** YOUR TASK **
Repeat each line of the material below exactly as it appears, minus any pictures.

** DATA EXCERPT **
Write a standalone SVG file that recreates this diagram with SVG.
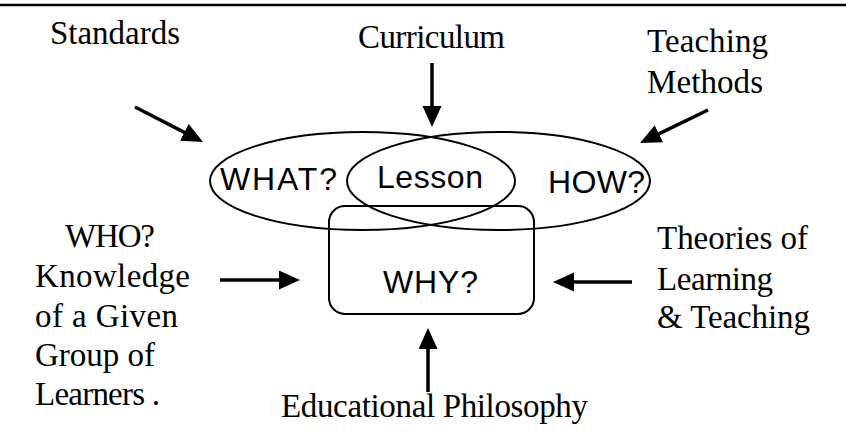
<svg xmlns="http://www.w3.org/2000/svg" width="846" height="445" viewBox="0 0 846 445">
<style>
.serif{font-family:"Liberation Serif","Times New Roman",serif;font-size:33px;fill:#000}
.sans{font-family:"Liberation Sans",Arial,sans-serif;font-size:32px;fill:#000}
.shape{fill:none;stroke:#000;stroke-width:2}
.arr{stroke:#000;stroke-width:3.5;fill:none;marker-end:url(#ah)}
</style>
<defs>
<marker id="ah" markerUnits="userSpaceOnUse" markerWidth="22" markerHeight="20" refX="11" refY="9.5" orient="auto">
<path d="M0,0 L21,9.5 L0,19 z" fill="#000"/>
</marker>
</defs>
<rect width="846" height="445" fill="#fff"/>
<line x1="0" y1="5" x2="846" y2="5" stroke="#000" stroke-width="2.5"/>
<g id="what">
<ellipse class="shape" cx="362.5" cy="181" rx="152.5" ry="49"/>
<text class="sans" x="220" y="190" textLength="117">WHAT?</text>
</g>
<g id="how">
<ellipse class="shape" cx="498.5" cy="181" rx="151.5" ry="49"/>
<text class="sans" x="548" y="193" textLength="97">HOW?</text>
</g>
<g id="lesson">
<text class="sans" x="377" y="188" textLength="106">Lesson</text>
</g>
<g id="why">
<rect class="shape" x="329" y="206" width="205" height="108" rx="16"/>
<text class="sans" x="383" y="293" textLength="95">WHY?</text>
</g>
<g id="standards">
<text class="serif" x="50" y="44" textLength="130">Standards</text>
</g>
<g id="curriculum">
<text class="serif" x="358" y="48" textLength="147">Curriculum</text>
</g>
<g id="methods">
<text class="serif" x="647" y="52" textLength="121">Teaching</text>
<text class="serif" x="647" y="93" textLength="116">Methods</text>
</g>
<g id="who">
<text class="serif" x="65" y="247" textLength="90">WHO?</text>
<text class="serif" x="35" y="287" textLength="155">Knowledge</text>
<text class="serif" x="35" y="327" textLength="143">of a Given</text>
<text class="serif" x="35" y="366" textLength="120">Group of</text>
<text class="serif" x="35" y="405" textLength="125">Learners .</text>
</g>
<g id="theories">
<text class="serif" x="657" y="249" textLength="151">Theories of</text>
<text class="serif" x="657" y="290" textLength="116">Learning</text>
<text class="serif" x="657" y="328" textLength="153">&amp; Teaching</text>
</g>
<g id="philosophy">
<text class="serif" x="281" y="417" textLength="307">Educational Philosophy</text>
</g>
<g id="connectors">
<line class="arr" x1="432" y1="63" x2="432" y2="117"/>
<line class="arr" x1="135" y1="107" x2="194.1" y2="137.4"/>
<line class="arr" x1="708" y1="110" x2="649" y2="138.6"/>
<line class="arr" x1="220" y1="280" x2="290" y2="280"/>
<line class="arr" x1="632" y1="282" x2="563" y2="282"/>
<line class="arr" x1="428" y1="392" x2="428" y2="338"/>
</g>
</svg>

** RESPONSE TO THE EXERCISE **
Write a standalone SVG file that recreates this diagram with SVG.
<svg xmlns="http://www.w3.org/2000/svg" width="846" height="445" viewBox="0 0 846 445">
<style>
.serif{font-family:"Liberation Serif","Times New Roman",serif;font-size:33px;fill:#000}
.sans{font-family:"Liberation Sans",Arial,sans-serif;font-size:32px;fill:#000}
.shape{fill:none;stroke:#000;stroke-width:2}
.arr{stroke:#000;stroke-width:3.5;fill:none;marker-end:url(#ah)}
</style>
<defs>
<marker id="ah" markerUnits="userSpaceOnUse" markerWidth="22" markerHeight="20" refX="11" refY="9.5" orient="auto">
<path d="M0,0 L21,9.5 L0,19 z" fill="#000"/>
</marker>
</defs>
<rect width="846" height="445" fill="#fff"/>
<line x1="0" y1="5" x2="846" y2="5" stroke="#000" stroke-width="2.5"/>
<g id="what">
<ellipse class="shape" cx="362.5" cy="181" rx="152.5" ry="49"/>
<text class="sans" x="220" y="190" textLength="117">WHAT?</text>
</g>
<g id="how">
<ellipse class="shape" cx="498.5" cy="181" rx="151.5" ry="49"/>
<text class="sans" x="548" y="193" textLength="97">HOW?</text>
</g>
<g id="lesson">
<text class="sans" x="377" y="188" textLength="106">Lesson</text>
</g>
<g id="why">
<rect class="shape" x="329" y="206" width="205" height="108" rx="16"/>
<text class="sans" x="383" y="293" textLength="95">WHY?</text>
</g>
<g id="standards">
<text class="serif" x="50" y="44" textLength="130">Standards</text>
</g>
<g id="curriculum">
<text class="serif" x="358" y="48" textLength="147">Curriculum</text>
</g>
<g id="methods">
<text class="serif" x="647" y="52" textLength="121">Teaching</text>
<text class="serif" x="647" y="93" textLength="116">Methods</text>
</g>
<g id="who">
<text class="serif" x="65" y="247" textLength="90">WHO?</text>
<text class="serif" x="35" y="287" textLength="155">Knowledge</text>
<text class="serif" x="35" y="327" textLength="143">of a Given</text>
<text class="serif" x="35" y="366" textLength="120">Group of</text>
<text class="serif" x="35" y="405" textLength="125">Learners .</text>
</g>
<g id="theories">
<text class="serif" x="657" y="249" textLength="151">Theories of</text>
<text class="serif" x="657" y="290" textLength="116">Learning</text>
<text class="serif" x="657" y="328" textLength="153">&amp; Teaching</text>
</g>
<g id="philosophy">
<text class="serif" x="281" y="417" textLength="307">Educational Philosophy</text>
</g>
<g id="connectors">
<line class="arr" x1="432" y1="63" x2="432" y2="117"/>
<line class="arr" x1="135" y1="107" x2="194.1" y2="137.4"/>
<line class="arr" x1="708" y1="110" x2="649" y2="138.6"/>
<line class="arr" x1="220" y1="280" x2="290" y2="280"/>
<line class="arr" x1="632" y1="282" x2="563" y2="282"/>
<line class="arr" x1="428" y1="392" x2="428" y2="338"/>
</g>
</svg>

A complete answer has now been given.